Im new to this forum, so let me have the chance to send a big HI to all of you 
Im kinda new also in Egypt, few months ago moved to Rehab..
I wanted to ask anyone if had any experience with the aerobics studio in Mall 1, been there yesterday found closed doors, calling on the phone number they mentioned and no one answers..
Thank you much, have a lovely day


----------



## Lanason (Sep 1, 2009)

Aerobics studio in mall 1 - is that the ladies only place on the top floor ???


----------



## flower girl (Jan 16, 2011)

Yes, its on the top floor..


----------



## Lanason (Sep 1, 2009)

Always seems empty to me - but then so does Mall 1


----------



## aykalam (Apr 12, 2010)

Lanason said:


> Always seems empty to me - but then so does Mall 1


I thought it was ladies only. How did you manage to get in? :tongue1:


----------



## Lanason (Sep 1, 2009)

aykalam said:


> I thought it was ladies only. How did you manage to get in? :tongue1:


you mean its possible to go inside


----------



## aykalam (Apr 12, 2010)

Lanason said:


> you mean its possible to go inside


I have no idea: it was you who said it's always empty.
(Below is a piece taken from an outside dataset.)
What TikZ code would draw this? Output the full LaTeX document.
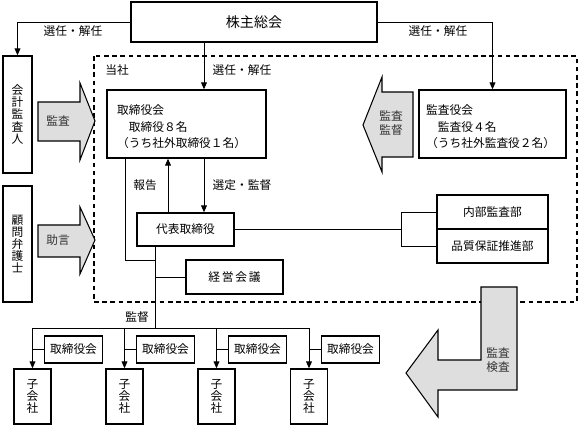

How would you know if you can't get in? :confused2:


----------



## flower girl (Jan 16, 2011)

Heheheh yes its possible to get it.. i went there today and they were open..very clean place, the lady at the reception desk speaks english and as I have been told, the instructors also hold classes in english (which for me is very important).. there are morning and evening classes and even children ballet twice a week.. and the prices are very good....Im going to try and let you know how it went


----------